ACCELERATING RATES OF DISCONTINUOUS PERMAFROST THAW ASSOCIATED WITH GROUND SURFACE MORPHOLOGY AND CHANGING VEGETATION STRUCTURES DETERMINED FROM MULTI-TEMPORAL LIDAR DATA

Abstract:

Rates of permafrost thaw within the discontinuous permafrost zone are expected to accelerate with permafrost fragmentation. However quantification of drivers of permafrost change remain elusive due to the non-linearity of feedbacks in space and time. Given the extent of permafrost in Canada, there is significant interest in the mechanisms associated with land cover change as climate change and disturbance intensifies.

We quantify the variability of rates of thaw associated with structural characteristics of the land surface within a discontinuous permafrost watershed in the NWT, Canada. Results are compared to an isolated permafrost watershed in Alberta, which may exemplify the northern discontinuous landscape in ~350 years.
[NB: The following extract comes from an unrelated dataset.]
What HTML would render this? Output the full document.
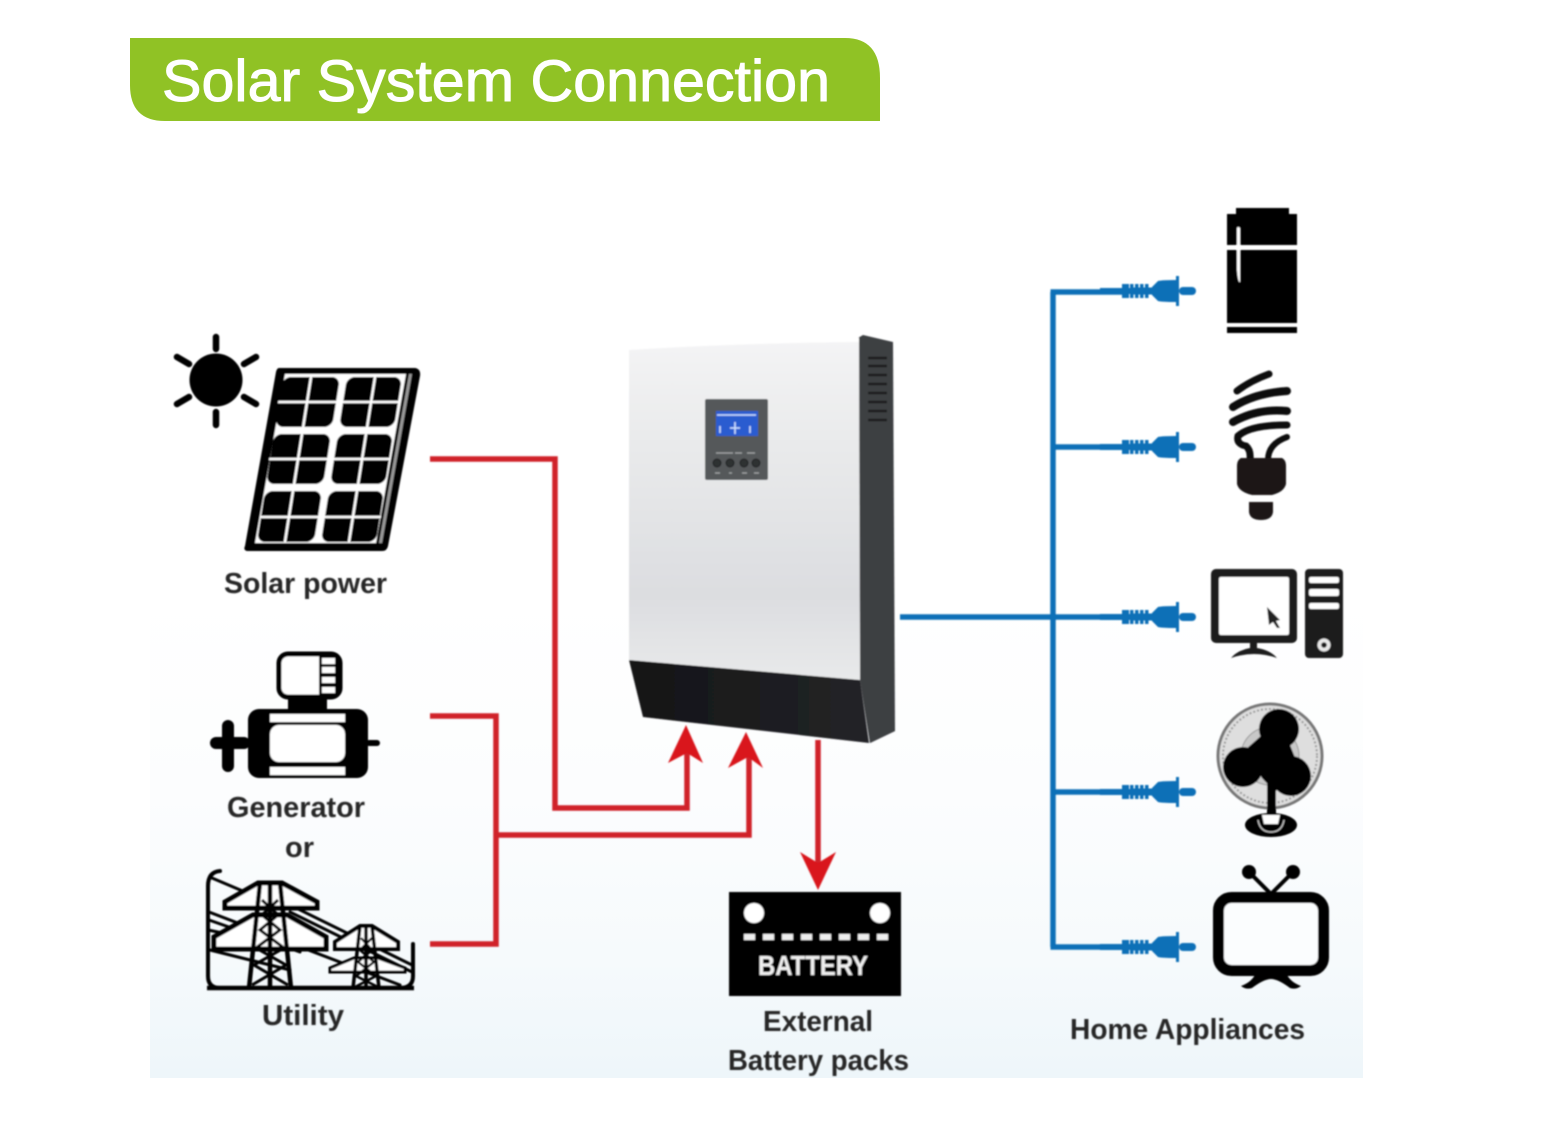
<!DOCTYPE html>
<html><head><meta charset="utf-8"><style>
html,body{margin:0;padding:0;background:#fff;width:1565px;height:1126px;overflow:hidden}
svg{display:block}
.l{font-family:"Liberation Sans",sans-serif;font-weight:bold;font-size:29px;fill:#262626}
</style></head><body>
<svg width="1565" height="1126" viewBox="0 0 1565 1126" xmlns="http://www.w3.org/2000/svg">
<defs>
<linearGradient id="bg" x1="0" y1="0" x2="0" y2="1"><stop offset="0" stop-color="#fff"/><stop offset=".4" stop-color="#fcfdfe"/><stop offset=".75" stop-color="#f6fafc"/><stop offset="1" stop-color="#eef6fa"/></linearGradient>
<linearGradient id="face" x1="0" y1="0" x2="0" y2="1"><stop offset="0" stop-color="#f4f4f5"/><stop offset=".3" stop-color="#e9eaeb"/><stop offset=".75" stop-color="#dcdde0"/><stop offset="1" stop-color="#e8e9ea"/></linearGradient>
<linearGradient id="blk" x1="0" y1="0" x2="1" y2="0"><stop offset="0" stop-color="#141416"/><stop offset="1" stop-color="#232427"/></linearGradient>
<filter id="soft"><feGaussianBlur stdDeviation=".7"/></filter>
<g id="plug">
<rect x="0" y="-3" width="34" height="6" fill="#0f70b7"/>
<rect x="22" y="-7" width="7" height="14" fill="#0f70b7"/>
<rect x="30" y="-7" width="3.5" height="14" fill="#0f70b7"/><rect x="35" y="-7" width="3.5" height="14" fill="#0f70b7"/><rect x="40" y="-7" width="3.5" height="14" fill="#0f70b7"/><rect x="45" y="-7" width="3.5" height="14" fill="#0f70b7"/>
<rect x="30" y="-3.5" width="22" height="7" fill="#0f70b7"/>
<path d="M52-4 L58-10 Q62-11 76-11 V-15 H79 V15 H76 V11 Q62 11 58 10 L52 4Z" fill="#0f70b7"/>
<rect x="79" y="-4" width="17" height="8" rx="4" fill="#0f70b7"/>
</g>
</defs>
<rect width="1565" height="1126" fill="#fff"/>
<rect x="150" y="600" width="1213" height="478" fill="url(#bg)"/>

<path d="M130 38 H845 Q880 38 880 78 V121 H165 Q130 121 130 85Z" fill="#90c225"/>
<text x="162" y="101" font-family="'Liberation Sans',sans-serif" font-size="58" fill="#fff" stroke="#fff" stroke-width="1" textLength="668" lengthAdjust="spacingAndGlyphs">Solar System Connection</text>

<g filter="url(#soft)">
<!-- sun -->
<circle cx="216" cy="380" r="26.5" fill="#000"/>
<g stroke="#000" stroke-width="6.5" stroke-linecap="round" fill="none">
<path d="M216 337V349M216 412V425M177 357L189 364M256 357L244 364M177 404L189 397M256 404L244 397"/>
</g>
<!-- solar panel -->
<path d="M279 368 H415 Q421 369 420 376 L388 546 Q387 551 382 551 H247 Q243 550 245 546 L276 372 Q277 368 279 368Z" fill="#000"/>
<path d="M285 374 H406 L376 543 H255Z" fill="#fff"/>
<path d="M409 374 L412 374 L382 543 L379 543Z" fill="#999"/>
<g transform="matrix(1 0 -.158 1 59.6 0)">
<g fill="#000">
<rect x="283" y="377" width="57" height="50" rx="8"/><rect x="347" y="377" width="55" height="50" rx="8"/>
<rect x="283" y="434" width="57" height="50" rx="8"/><rect x="347" y="434" width="55" height="50" rx="8"/>
<rect x="283" y="491" width="57" height="51" rx="8"/><rect x="347" y="491" width="55" height="51" rx="8"/>
</g>
<g stroke="#fff" stroke-width="2.5">
<path d="M282 402H403M282 459H403M282 517H403M311 376V543M375 376V543"/>
</g>
</g>
<!-- generator -->
<rect x="279" y="654" width="61" height="43" rx="9" fill="#fff" stroke="#000" stroke-width="5"/>
<rect x="319" y="655" width="19" height="41" fill="#000"/>
<g fill="#fff"><rect x="322" y="658" width="13" height="6"/><rect x="322" y="667" width="13" height="6"/><rect x="322" y="677" width="13" height="6"/><rect x="322" y="687" width="13" height="6"/></g>
<rect x="288" y="697" width="39" height="14" fill="#000"/>
<rect x="248" y="709" width="120" height="69" rx="11" fill="#000"/>
<rect x="270" y="714" width="75" height="8" fill="#fff"/>
<rect x="270" y="725" width="75" height="37" rx="9" fill="#fff"/>
<rect x="270" y="767" width="75" height="8" fill="#fff"/>
<rect x="210" y="737" width="40" height="12" rx="6" fill="#000"/>
<rect x="222" y="720" width="12" height="52" rx="6" fill="#000"/>
<rect x="366" y="740" width="14" height="6" rx="3" fill="#000"/>
<!-- utility -->
<g fill="none" stroke="#000" stroke-linecap="round">
<path d="M220 871 Q208 872 208 886 V976 Q208 988 220 988 H400 Q413 988 413 976 V944" stroke-width="4"/>
<path d="M212 878L245 892M209 912L400 985M209 920L300 952M210 950L290 970M290 905L412 965M290 912L412 972M208 930L280 945" stroke-width="3"/>
</g>
<path d="M258 883 L225 902 V908 H317 V902 L282 883Z" fill="#fff" stroke="#000" stroke-width="5"/>
<path d="M253 915 L214 937 V949 H326 V937 L287 915Z" fill="#fff" stroke="#000" stroke-width="5"/>
<g fill="none" stroke="#000" stroke-width="4.5">
<path d="M260 883 L249 988M280 883 L291 988M270 883V988"/>
<path d="M262 900L278 915L260 930L284 948L254 965L288 985M278 900L262 915L280 930L256 948L286 965L252 985" stroke-width="3"/>
</g>
<path d="M360 926 L335 942 V949 H398 V942 L372 926Z" fill="#fff" stroke="#000" stroke-width="4"/>
<path d="M354 958 L330 968 L330 972 H405 L405 968 L378 958Z" fill="#fff" stroke="#000" stroke-width="3"/>
<g fill="none" stroke="#000" stroke-width="3.5">
<path d="M360 926 L353 988M372 926 L379 988M366 926V988"/>
<path d="M361 938L372 950L358 962L376 976L355 987M372 938L360 950L374 962L356 976L378 987" stroke-width="2.4"/>
</g>
<path d="M207 988 H414" stroke="#000" stroke-width="4.5"/>

<!-- inverter -->
<path d="M858 338 L863 335 L893 342 L895 731 L870 743 L860 680Z" fill="#3c3f42"/>
<path d="M629 347 Q740 340 859 340 L860 680 L629 660Z" fill="url(#face)"/>
<path d="M629 346 Q740 339 859 338 V342 Q740 343 629 350Z" fill="#fff"/>
<path d="M629 660 L860 680 L869 743 L643 717Z" fill="url(#blk)"/>
<path d="M860 680 L895 731 L870 743Z" fill="#3c3f42"/>
<g stroke="#1a1b1d" stroke-width="2.6">
<path d="M868 358H887M868 366H887M868 375H887M868 384H887M868 393H887M868 402H887M868 411H887M868 420H887"/>
</g>
<rect x="705" y="399" width="63" height="81" rx="2" fill="#55585a"/>
<rect x="716" y="411" width="42" height="25" fill="#2a5bd0"/>
<path d="M717 415H756M720 426V433M730 428H740M735 422V434M750 426V433" stroke="#cfe0ff" stroke-width="1.6"/>
<g fill="#2f3133" stroke="#1d1e20"><circle cx="717" cy="463" r="4"/><circle cx="730" cy="463" r="4"/><circle cx="744" cy="463" r="4"/><circle cx="756" cy="463" r="4"/></g>
<path d="M716 453H733M735 453H742M747 453H755M715 473H720M729 473H732M742 473H747M754 473H759" stroke="#a5a7a9" stroke-width="1.2"/>

<!-- red connectors -->
<g fill="none" stroke="#d0202a" stroke-width="5.5">
<path d="M430 459 H555 V808 H687 V752"/>
<path d="M430 716 H496 V944 H430"/>
<path d="M496 835 H749 V756"/>
<path d="M818 740 V864"/>
</g>
<g fill="#d9181f">
<path d="M686 725 L703 763 L687 753 L668 763Z"/>
<path d="M746 732 L763 768 L748 757 L728 768Z"/>
<path d="M818 890 L800 852 L818 863 L836 852Z"/>
</g>

<!-- blue connectors -->
<g fill="none" stroke="#0f70b7" stroke-width="5.5">
<path d="M900 617 H1122"/>
<path d="M1053 292 V947"/>
<path d="M1050.5 292 H1122M1053 447 H1122M1053 792 H1122M1050.5 947 H1122"/>
</g>
<use href="#plug" x="1100" y="291"/>
<use href="#plug" x="1100" y="447"/>
<use href="#plug" x="1100" y="617"/>
<use href="#plug" x="1100" y="792"/>
<use href="#plug" x="1100" y="947"/>

<!-- fridge -->
<path d="M1236 214 V208 H1289 V214 H1297 V245 H1227 V214Z" fill="#000"/>
<rect x="1227" y="250" width="70" height="73" fill="#000"/>
<rect x="1227" y="327" width="70" height="6" fill="#000"/>
<path d="M1237 228 Q1238 226 1240 228 L1240 282 Q1238 283 1237 270Z" fill="#fff"/>
<!-- bulb -->
<g fill="none" stroke="#111" stroke-width="7" stroke-linecap="round">
<path d="M1237 391 Q1250 381 1269 374"/>
<path d="M1233 407 Q1255 393 1287 391" stroke-width="8"/>
<path d="M1233 422 Q1258 408 1287 411" stroke-width="8"/>
<path d="M1287 425 Q1250 425 1238 436 Q1236 444 1246 446 Q1251 450 1250 460" stroke-width="7"/>
<path d="M1287 437 Q1268 444 1268 460" stroke-width="6"/>
</g>
<path d="M1241 458 H1282 Q1286 460 1286 466 V484 Q1284 492 1272 495 H1252 Q1239 492 1237 484 V466 Q1237 460 1241 458Z" fill="#1a1718"/>
<path d="M1249 502 H1273 V512 Q1272 520 1261 520 Q1250 520 1249 512Z" fill="#1a1718"/>
<!-- computer -->
<rect x="1211" y="569" width="86" height="74" rx="5" fill="#1a1a1a"/>
<rect x="1219" y="577" width="70" height="58" rx="2" fill="#fff"/>
<path d="M1267 607 L1280 620 L1276 621 L1280 628 L1277 628 L1273 622 L1269 625Z" fill="#222"/>
<path d="M1250 642 H1257 V648 Q1270 650 1277 658 Q1254 650 1231 658 Q1238 650 1250 648Z" fill="#1a1a1a"/>
<rect x="1305" y="569" width="38" height="89" rx="4" fill="#1a1a1a"/>
<rect x="1309" y="577" width="30" height="6" rx="2" fill="#fff"/>
<rect x="1309" y="589" width="30" height="7" rx="2" fill="#fff"/>
<rect x="1309" y="603" width="30" height="6" rx="2" fill="#fff"/>
<circle cx="1324" cy="645" r="6.5" fill="#e8e8e8"/><circle cx="1324" cy="645" r="2.8" fill="#1a1a1a"/>
<!-- fan -->
<circle cx="1270" cy="756" r="52" fill="#dedede" stroke="#777" stroke-width="3"/>
<circle cx="1270" cy="756" r="47" fill="none" stroke="#999" stroke-width="2" stroke-dasharray="2 2"/>
<circle cx="1270" cy="756" r="29" fill="#c8c8c8" stroke="#999"/>
<g fill="#000">
<circle cx="1279" cy="729" r="20"/><circle cx="1243" cy="767" r="20"/><circle cx="1291" cy="776" r="20"/>
<path d="M1262 735 L1290 745 L1298 765 L1275 792 L1262 778 L1245 750Z"/>
<rect x="1267" y="770" width="9" height="48"/>
<ellipse cx="1271" cy="825" rx="26" ry="12"/>
</g>
<path d="M1262 815 H1280 L1278 824 H1264Z" fill="#fff"/>
<path d="M1258 820 Q1260 832 1271 832 Q1282 832 1284 820" fill="none" stroke="#ccc" stroke-width="1.2"/>
<!-- TV -->
<rect x="1218.5" y="897.5" width="105" height="73" rx="13" fill="#fbfdfe" stroke="#000" stroke-width="11"/>
<path d="M1249 872 L1271 894 L1293 872" fill="none" stroke="#000" stroke-width="4"/>
<circle cx="1249" cy="872" r="7" fill="#000"/><circle cx="1293" cy="872" r="7" fill="#000"/>
<path d="M1256 973 H1286 Q1290 982 1301 986 Q1296 990 1290 988 Q1278 979 1271 979 Q1264 979 1252 988 Q1246 990 1241 986 Q1252 982 1256 973Z" fill="#000"/>
<!-- battery -->
<rect x="729" y="892" width="172" height="104" fill="#000"/>
<circle cx="754" cy="913" r="10" fill="#fff"/><circle cx="880" cy="913" r="10" fill="#fff"/>
<g fill="#eee"><rect x="744" y="934" width="11" height="6"/><rect x="763" y="934" width="11" height="6"/><rect x="782" y="934" width="11" height="6"/><rect x="801" y="934" width="11" height="6"/><rect x="820" y="934" width="11" height="6"/><rect x="839" y="934" width="11" height="6"/><rect x="858" y="934" width="11" height="6"/><rect x="877" y="934" width="11" height="6"/></g>
<text x="758" y="975" font-family="'Liberation Sans',sans-serif" font-weight="bold" font-size="28" fill="#eee" textLength="110" lengthAdjust="spacingAndGlyphs">BATTERY</text>

<!-- labels -->
<text class="l" x="224" y="593" textLength="163" lengthAdjust="spacingAndGlyphs">Solar power</text>
<text class="l" x="227" y="817" textLength="138" lengthAdjust="spacingAndGlyphs">Generator</text>
<text class="l" x="285" y="857" textLength="29" lengthAdjust="spacingAndGlyphs">or</text>
<text class="l" x="262" y="1025" textLength="82" lengthAdjust="spacingAndGlyphs">Utility</text>
<text class="l" x="763" y="1031" textLength="110" lengthAdjust="spacingAndGlyphs">External</text>
<text class="l" x="728" y="1070" textLength="181" lengthAdjust="spacingAndGlyphs">Battery packs</text>
<text class="l" x="1070" y="1039" textLength="235" lengthAdjust="spacingAndGlyphs">Home Appliances</text>
</g>
</svg>
</body></html>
Three airborne Light Detection And Ranging (LiDAR) datasets have been collected in 2008, 2011 and 2015, coincident with digital photogrammetry (2008), thermal infrared (2011) and bathymetry (2015) within both watersheds. Rates of change of land elevation associated with permafrost thaw within plateaus and peatlands are quantified using non-linear spatial regression, and compared with topographic and vegetation derivatives.

Results indicate that increasing fragmentation of discontinuous permafrost plateaus results in exponential thaw. Rates of thaw become linear with decreasing complexity. Accelerating thaw is related to substantial Picea mariana mortality (up to 45%), increased gap fraction within 1-2 m of plateau edges, and shrub succession (average growth ~0.2 m yr^—1) at the 0-2m boundary within the 7-year period. Thaw rate in parts is also complicated by understory succession within the area of local convexity between the plateau and slope edge and linear thaw pathways. Greatest rates of thaw and vegetation mortality (~30-50%) are found on plateaus with populous tremuloides. In the central boreal watershed, vegetation succession at peatland margins is associated with increased drying and changes to runoff trends over the last 40 years. Increased channelization of runoff along plateau and fen flow pathways combined with growth of short vascular vegetation may increase drying and promote rapid succession. A simple model indicates that the discontinuous permafrost zone could be similar to that of the central boreal forest in less than 300 years.